Maybe this is how I found the poem. Maybe A. found it some other way. I'm not sure it matters. It was read, and remembered, and found again, in any case.
-Mary Oliver
You do not have to be good.
You do not have to walk on your knees
for a hundred miles through the desert repenting.
You only have to let the soft animal of your body
love what it loves.
Tell me about despair, yours, and I will tell you mine.
Meanwhile the world goes on.
Meanwhile the sun and the clear pebbles of the rain
are moving across the landscapes,
over the prairies and the deep trees,
the mountains and the rivers.
Meanwhile the wild geese, high in the clean blue air,
are heading home again.
Whoever you are, no matter how lonely,
the world offers itself to your imagination,
calls to you like the wild geese, harsh and exciting
over and over announcing your place
in the family of things.
I'm reading, currently (academically, of course; my recreational reading is ever so much more exciting) about ascetics, monks and assorted other holy peoples. People who most assuredly did walk on their knees in the desert, repenting. They felt they did need to be good. And for our sake, at that (well, for others sakes, anyway; perhaps not ours). They did not let the soft animals of their bodies love what it loved.

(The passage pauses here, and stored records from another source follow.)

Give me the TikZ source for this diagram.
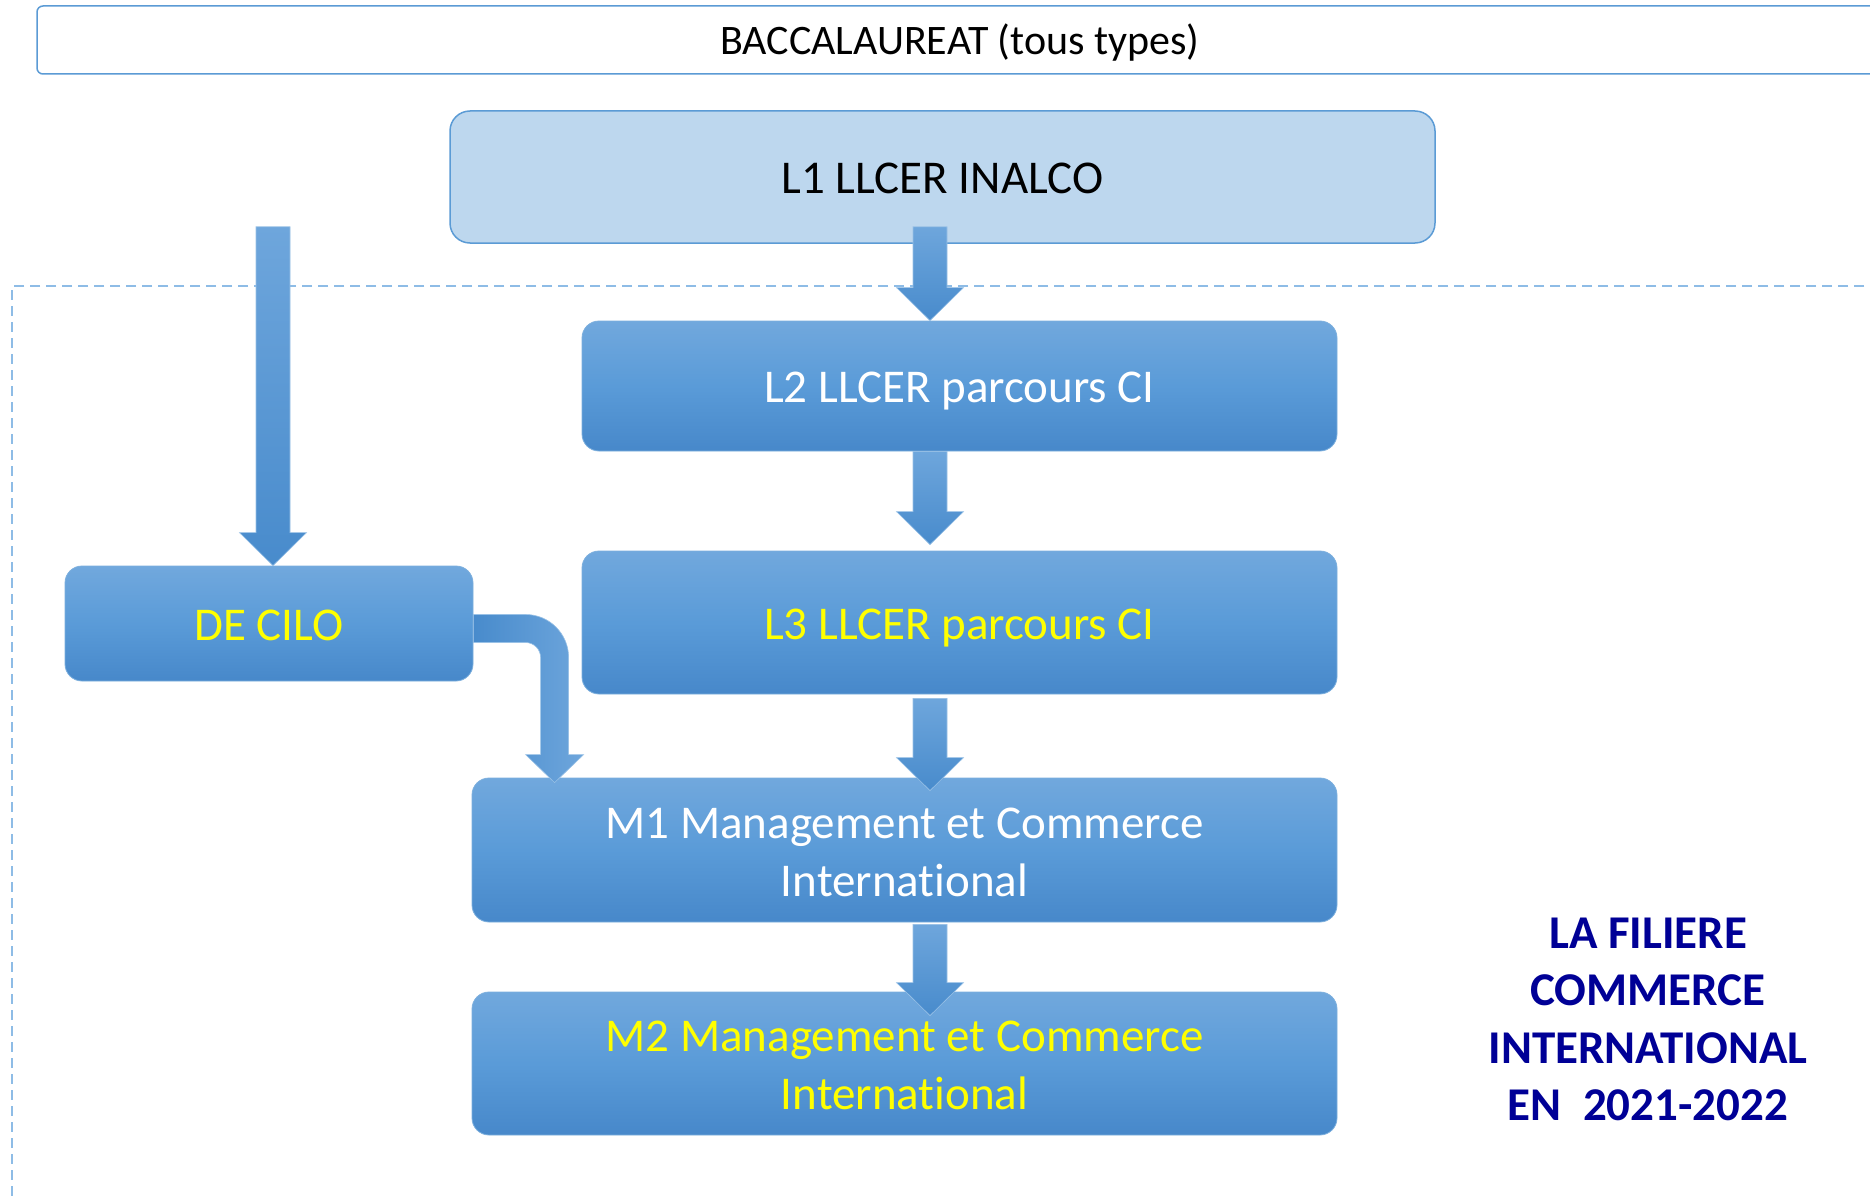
\documentclass[tikz,border=0pt]{standalone}
\usepackage{fontspec}
\setmainfont{Carlito}[Ligatures={NoCommon}]
\usetikzlibrary{calc}
\definecolor{acc}{HTML}{5B9BD5}
\definecolor{accl}{HTML}{BDD7EE}
\definecolor{boxtop}{HTML}{71A8DD}
\definecolor{boxmid}{HTML}{5A9BD8}
\definecolor{boxbot}{HTML}{4788CA}
\definecolor{arrtop}{HTML}{6EA6DC}
\definecolor{arrbot}{HTML}{488BCC}
\definecolor{dashc}{HTML}{8EBCE6}
\definecolor{navy}{HTML}{000096}
\definecolor{yel}{HTML}{FFFF00}
\tikzset{
  bluebox/.style={rounded corners=17pt, top color=boxtop, bottom color=boxbot, middle color=boxmid,
    draw=acc!80, line width=0.8pt, inner sep=0pt, align=center,
    font=\fontsize{47}{58}\selectfont},
  oneline/.style={text height=33pt, text depth=0pt},
  arrowshade/.style={top color=arrtop, bottom color=arrbot, draw=arrtop!70!white, line width=0.6pt},
  bentshade/.style={left color=arrbot, right color=arrtop, draw=arrtop!70!white, line width=0.6pt},
  dashline/.style={draw=dashc, line width=2pt, dash pattern=on 10pt off 6pt},
}
% vertical block arrow: start, tip, half shaft width, half head width, head length
\newcommand\vblock[5]{%
  \path[arrowshade] let \p1=(#1), \p2=(#2) in
   (\x1-#3,\y1) -- (\x1+#3,\y1) -- (\x1+#3,\y2+#5) -- (\x1+#4,\y2+#5) -- (\x2,\y2)
   -- (\x1-#4,\y2+#5) -- (\x1-#3,\y2+#5) -- cycle;}
\newcommand\topstrut{\rule{0pt}{45pt}}
\newcommand\botstrut{\rule[-11pt]{0pt}{11pt}}
\begin{document}
\begin{tikzpicture}[x=1pt,y=-1pt]
\useasboundingbox[fill=white] (0,0) rectangle (1870,1201);
% dashed frame
\draw[dashline] (1880,286) -- (12,286) -- (12,1215);
% top box
\node[draw=acc, line width=1.5pt, rounded corners=6pt, minimum width=1846pt, minimum height=68pt, inner sep=0pt,
  text height=30pt, text depth=0pt, font=\fontsize{42}{50}\selectfont] (bac) at (960,40) {BACCALAUREAT (tous types)};
\node[fill=accl, draw=acc, line width=1.5pt, rounded corners=20pt, minimum width=985pt, minimum height=132pt,
  inner sep=0pt, oneline, font=\fontsize{47}{57}\selectfont] (l1) at (942.5,177) {L1 LLCER INALCO};
\node[bluebox, oneline, text=white, minimum width=755pt, minimum height=130pt] (l2) at (959.5,386) {L2 LLCER parcours CI};
\node[bluebox, oneline, text=yel, minimum width=755pt, minimum height=143pt] (l3) at (959.5,622.5) {L3 LLCER parcours CI};
\node[bluebox, oneline, text=yel, minimum width=408pt, minimum height=115pt] (decilo) at (269,623.5) {DE CILO};
\node[bluebox, text=white, minimum width=865pt, minimum height=144pt] (m1) at (904.5,850) {\topstrut M1 Management et Commerce\\International\botstrut};
\node[bluebox, text=yel, minimum width=865pt, minimum height=143pt] (m2) at (904.5,1063.5) {\topstrut M2 Management et Commerce\\International\botstrut};
\node[text=navy, align=center, font=\bfseries\fontsize{47}{57.5}\selectfont] (title) at (1648,1019.5) {LA FILIERE\\COMMERCE\\INTERNATIONAL\\EN\ \ 2021-2022};
% arrows
\coordinate (col) at (930,0);
\vblock{[yshift=17pt]col |- l1.south}{col |- l2.north}{17pt}{33.5pt}{33pt}
\vblock{col |- l2.south}{[yshift=6pt]col |- l3.north}{17pt}{33.5pt}{33pt}
\vblock{[yshift=-4pt]col |- l3.south}{[yshift=-13pt]col |- m1.north}{17pt}{33.5pt}{33pt}
\vblock{[yshift=-2pt]col |- m1.south}{[yshift=-24pt]col |- m2.north}{17pt}{33.5pt}{33pt}
\vblock{[xshift=4pt,yshift=17pt]decilo.north |- l1.south}{[xshift=4pt]decilo.north}{17pt}{33.5pt}{33pt}
% bent arrow DE CILO -> M1
\path[bentshade] let \p1=([yshift=-5pt]decilo.east), \p2=([xshift=83pt,yshift=-5pt]m1.north west) in
  (\x1,\y1+14pt) -- (\x2-29pt,\y1+14pt) arc[start angle=90,end angle=0,radius=43pt]
  -- (\x2+14pt,\y2+28pt) -- (\x2+29pt,\y2+28pt) -- (\x2,\y2) -- (\x2-29pt,\y2+28pt)
  -- (\x2-14pt,\y2+28pt) -- (\x2-14pt,\y1-29pt) arc[start angle=0,end angle=90,radius=15pt]
  -- (\x1,\y1-14pt) -- cycle;
\end{tikzpicture}
\end{document}
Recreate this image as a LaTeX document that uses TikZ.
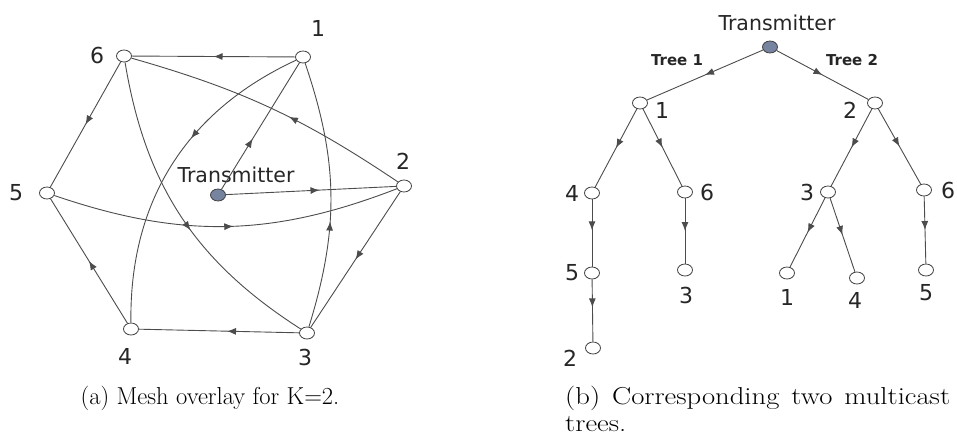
\documentclass[tikz,border=0pt]{standalone}
\usepackage{fontspec}
\newfontfamily\dejavu{DejaVu Sans}
\usetikzlibrary{shapes.geometric,arrows.meta,decorations.markings}
\definecolor{txfill}{RGB}{118,132,160}

\begin{document}
\begin{tikzpicture}[x=1pt,y=-1pt,
  peer/.style={draw=black!75,ellipse,minimum width=15pt,minimum height=12pt,inner sep=0pt,fill=white,line width=0.8pt},
  src/.style={peer,fill=txfill},
  lbl/.style={font=\dejavu\fontsize{22}{22}\selectfont,text=black!85,inner sep=0pt},
  txlbl/.style={lbl,font=\dejavu\fontsize{20.5}{20.5}\selectfont},
  tree/.style={font=\dejavu\bfseries\fontsize{15}{15}\selectfont,text=black!85,inner sep=0pt},
  captext/.style={font=\fontsize{24.5}{28}\selectfont,inner sep=0pt},
  link/.style={draw=black!70,line width=0.9pt},
  midarrow/.style={postaction={decorate},decoration={markings,mark=at position #1 with {\arrow{Latex[length=9pt,width=7pt]}}}},
  midarrow/.default=0.5]
\useasboundingbox (0,0) rectangle (957,439);
%\draw[help lines] (0,0) grid[step=50] (957,439);

% (a) mesh overlay
\node[peer] (m1) at (303,57) {};
\node[peer] (m2) at (404,186) {};
\node[peer] (m3) at (307,333) {};
\node[peer] (m4) at (131,329) {};
\node[peer] (m5) at (47,193) {};
\node[peer] (m6) at (124,56) {};
\node[src] (tx) at (218,195) {};
\node[lbl] (n1) at (318,28) {1};
\node[lbl] (n2) at (403,161) {2};
\node[lbl] (n3) at (305,357) {3};
\node[lbl] (n4) at (125,356) {4};
\node[lbl] (n5) at (16,193) {5};
\node[lbl] (n6) at (97,55) {6};
\node[txlbl] (ntx) at (236,175) {Transmitter};

\draw[link,midarrow] (m1) -- (m6);
\draw[link,midarrow] (m6) -- (m5);
\draw[link,midarrow] (m4) -- (m5);
\draw[link,midarrow=0.45] (m3) -- (m4);
\draw[link,midarrow] (m2) -- (m3);
\draw[link,midarrow=0.43] (m2) to[bend right=9] (m6);
\draw[link,midarrow=0.4] (m3) to[bend right=18] (m1);
\draw[link,midarrow=0.4] (m1) to[bend right=33] (m4);
\draw[link,midarrow=0.55] (m6) to[bend right=24] (m3);
\draw[link,midarrow=0.52] (m5) to[bend right=20] (m2);
\draw[link,midarrow=0.4] (tx) -- (m1);
\draw[link,midarrow=0.55] (tx) -- (m2);

% (b) the two trees
\node[src] (tt) at (770,47) {};
\node[peer] (a1) at (640,103) {};
\node[peer] (a4) at (592,193) {};
\node[peer] (a5) at (592,273) {};
\node[peer] (a2) at (593,348) {};
\node[peer] (a6) at (685,192) {};
\node[peer] (a3) at (685,270) {};
\node[peer] (b2) at (875,103) {};
\node[peer] (b3) at (828,192) {};
\node[peer] (b6) at (924,190) {};
\node[peer] (b1) at (787,273) {};
\node[peer] (b4) at (857,278) {};
\node[peer] (b5) at (926,270) {};
\node[txlbl] (ntt) at (777,23) {Transmitter};
\node[tree] (t1) at (677,60) {Tree 1};
\node[tree] (t2) at (852,60) {Tree 2};
\node[lbl] (la1) at (662,110) {1};
\node[lbl] (la4) at (572,193) {4};
\node[lbl] (la5) at (572,273) {5};
\node[lbl] (la2) at (570,358) {2};
\node[lbl] (la6) at (707,192) {6};
\node[lbl] (la3) at (686,295) {3};
\node[lbl] (lb2) at (850,110) {2};
\node[lbl] (lb3) at (807,192) {3};
\node[lbl] (lb6) at (948,190) {6};
\node[lbl] (lb1) at (787,297) {1};
\node[lbl] (lb4) at (855,300) {4};
\node[lbl] (lb5) at (926,293) {5};

\draw[link,midarrow] (tt) -- (a1);
\draw[link,midarrow] (a1) -- (a4);
\draw[link,midarrow] (a1) -- (a6);
\draw[link,midarrow=0.46] (a4) -- (a5);
\draw[link,midarrow=0.45] (a5) -- (a2);
\draw[link,midarrow] (a6) -- (a3);
\draw[link,midarrow] (tt) -- (b2);
\draw[link,midarrow] (b2) -- (b3);
\draw[link,midarrow] (b2) -- (b6);
\draw[link,midarrow] (b3) -- (b1);
\draw[link,midarrow] (b3) -- (b4);
\draw[link,midarrow] (b6) -- (b5);

% captions
\node[captext,anchor=base] (capa) at (210,404) {(a) Mesh overlay for K=2.};
\node[captext,anchor=base west] (capb) at (565,404) {\scalebox{1.17}[1]{\makebox[329pt][s]{(b) Corresponding two multicast}}};
\node[captext,anchor=base west] (capc) at (565,431) {\scalebox{1.17}[1]{trees.}};
\end{tikzpicture}
\end{document}
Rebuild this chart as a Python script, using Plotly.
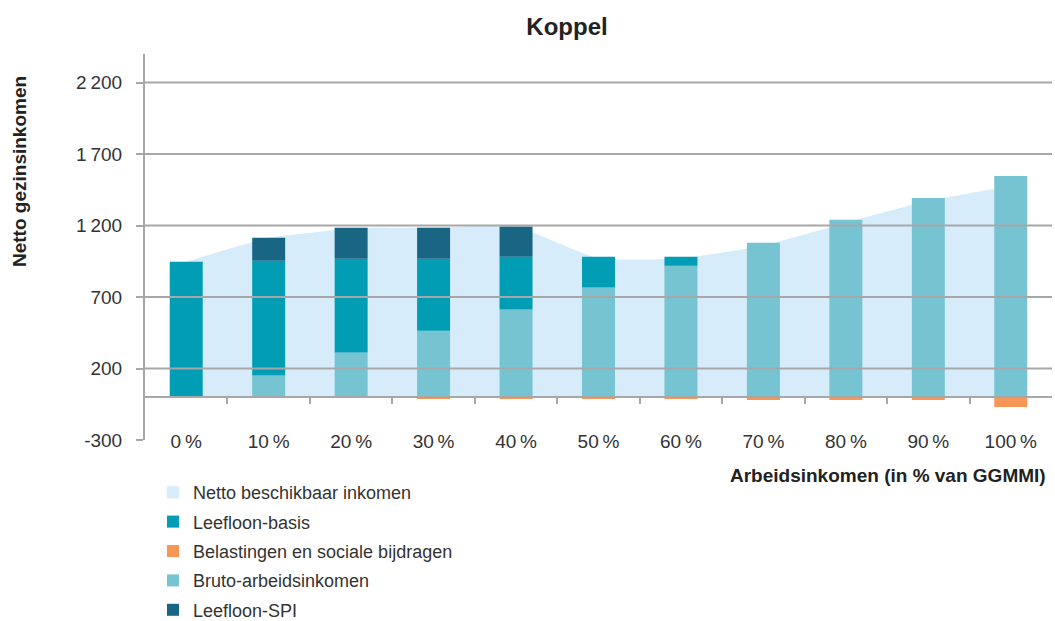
import plotly.graph_objects as go

# ---- data ----
categories = ["0\u2009%", "10\u2009%", "20\u2009%", "30\u2009%", "40\u2009%", "50\u2009%",
              "60\u2009%", "70\u2009%", "80\u2009%", "90\u2009%", "100\u2009%"]
bruto = [0, 151, 312, 465, 612, 766, 919, 1080, 1240, 1393, 1547]
leefloon_basis = [947, 803, 656, 503, 370, 216, 63, 0, 0, 0, 0]
leefloon_spi = [0, 160, 216, 216, 211, 0, 0, 0, 0, 0, 0]
belastingen = [0, 0, 0, -12, -12, -14, -14, -21, -21, -21, -70]
netto = [947, 1114, 1180, 1186, 1192, 970, 970, 1060, 1220, 1373, 1477]

y_tickvals = [-300, 200, 700, 1200, 1700, 2200]
y_ticktext = ["-300", "200", "700", "1\u2009200", "1\u2009700", "2\u2009200"]
grid_vals = [200, 700, 1200, 1700, 2200]

idx = list(range(len(categories)))

C_NET = "#D6ECFA"
C_BASIS = "#009DB5"
C_TAX = "#F59657"
C_BRUTO = "#76C3D1"
C_SPI = "#186684"
GRAY = "#A7A7AA"
TXT = "#333333"
FONT = "Liberation Sans, Arial, sans-serif"

W, H = 1055, 621
L, R, T, B = 145, 3, 54, 181
PW, PH = W - L - R, H - T - B

fig = go.Figure()

# area (behind bars, on main x)
fig.add_trace(go.Scatter(
    x=idx, y=netto, xaxis="x", yaxis="y", mode="lines", fill="tozeroy",
    fillcolor=C_NET, line=dict(width=0, shape="spline", smoothing=0.4, color=C_NET),
    showlegend=False, hoverinfo="skip"))

# legend swatch for the area
fig.add_trace(go.Bar(x=[None], y=[None], xaxis="x2", name="Netto beschikbaar inkomen",
                     marker_color=C_NET, legendrank=1, legendgroup="a"))

bar_w = 0.4
fig.add_trace(go.Bar(x=idx, y=bruto, xaxis="x2", name="Bruto-arbeidsinkomen",
                     marker=dict(color=C_BRUTO, line_width=0), width=bar_w,
                     legendrank=4, legendgroup="d"))
fig.add_trace(go.Bar(x=idx, y=leefloon_basis, xaxis="x2", name="Leefloon-basis",
                     marker=dict(color=C_BASIS, line_width=0), width=bar_w,
                     legendrank=2, legendgroup="b"))
fig.add_trace(go.Bar(x=idx, y=leefloon_spi, xaxis="x2", name="Leefloon-SPI",
                     marker=dict(color=C_SPI, line_width=0), width=bar_w,
                     legendrank=5, legendgroup="e"))
fig.add_trace(go.Bar(x=idx, y=belastingen, xaxis="x2", name="Belastingen en sociale bijdragen",
                     marker=dict(color=C_TAX, line_width=0), width=bar_w,
                     legendrank=3, legendgroup="c"))

ymin, ymax = -300, 2400
zero_pos = (0 - ymin) / (ymax - ymin)

shapes = []
for v in grid_vals:
    shapes.append(dict(type="line", xref="paper", x0=0, x1=1, yref="y", y0=v, y1=v,
                       line=dict(color=GRAY, width=2), layer="above"))

fig.update_layout(
    width=W, height=H,
    margin=dict(l=L, r=R, t=T, b=B, autoexpand=False),
    paper_bgcolor="white", plot_bgcolor="white",
    barmode="relative", bargap=0.6,
    font=dict(family=FONT, size=19, color=TXT),
    title=dict(text="<b>Koppel</b>", font=dict(size=24, color="#222222", family=FONT),
               xref="container", x=567 / W, xanchor="center",
               yref="container", y=1 - 27 / H, yanchor="middle"),
    xaxis=dict(range=[-0.5, len(categories) - 0.5], tickvals=idx, ticktext=categories,
               showgrid=False, zeroline=False, showline=False, ticks="",
               anchor="free", position=0.03, tickfont=dict(size=19, color=TXT)),
    xaxis2=dict(range=[-0.5, len(categories) - 0.5], overlaying="x",
                tickvals=[i + 0.5 for i in idx[:-1]], showticklabels=False,
                showgrid=False, zeroline=False, showline=True, linecolor=GRAY, linewidth=2,
                ticks="outside", ticklen=6, tickwidth=2, tickcolor=GRAY,
                anchor="free", position=zero_pos, layer="above traces"),
    yaxis=dict(range=[ymin, ymax], tickvals=y_tickvals, ticktext=y_ticktext,
               showgrid=False, zeroline=False, showline=True, linecolor=GRAY, linewidth=2,
               ticks="outside", ticklen=7, tickwidth=2, tickcolor=GRAY,
               ticklabelstandoff=10, tickfont=dict(size=19, color=TXT)),
    legend=dict(xref="container", yref="container", x=153 / W, y=1 - 474 / H,
                xanchor="left", yanchor="top", orientation="v",
                font=dict(size=18, color=TXT), tracegroupgap=3, bgcolor="rgba(0,0,0,0)",
                traceorder="grouped"),
    shapes=shapes,
    annotations=[
        dict(text="<b>Arbeidsinkomen (in % van GGMMI)</b>", xref="paper", yref="paper",
             x=(1048 - L) / PW, y=(440 - 476) / PH, xanchor="right", yanchor="middle",
             showarrow=False, font=dict(size=19, color="#222222")),
        dict(text="<b>Netto gezinsinkomen</b>", xref="paper", yref="paper",
             x=(19 - L) / PW, y=(440 - 172) / PH, xanchor="center", yanchor="middle",
             textangle=-90, showarrow=False, font=dict(size=19, color="#222222")),
    ],
)

fig.write_html("out.html", config={"displayModeBar": False},
               post_script="document.body.style.margin='0';")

Willpower, they say, is a finite thing in a person. When one uses it all up in doing the one thing, there is none left for doing the next. This is why diets fails so spectacularly. One can only be so good for so long, before something gives.
Perhaps I do not need to be good, or to cross the desert on my knees. Maybe I should let the world offer itself to me, and love what I love. Sounds nice, actually. But sometimes I do need to be good. Maybe not desert repenting level good, but good all the same.
Sometimes, I think I'll also love what I love, though. That sounds pleasant enough as well.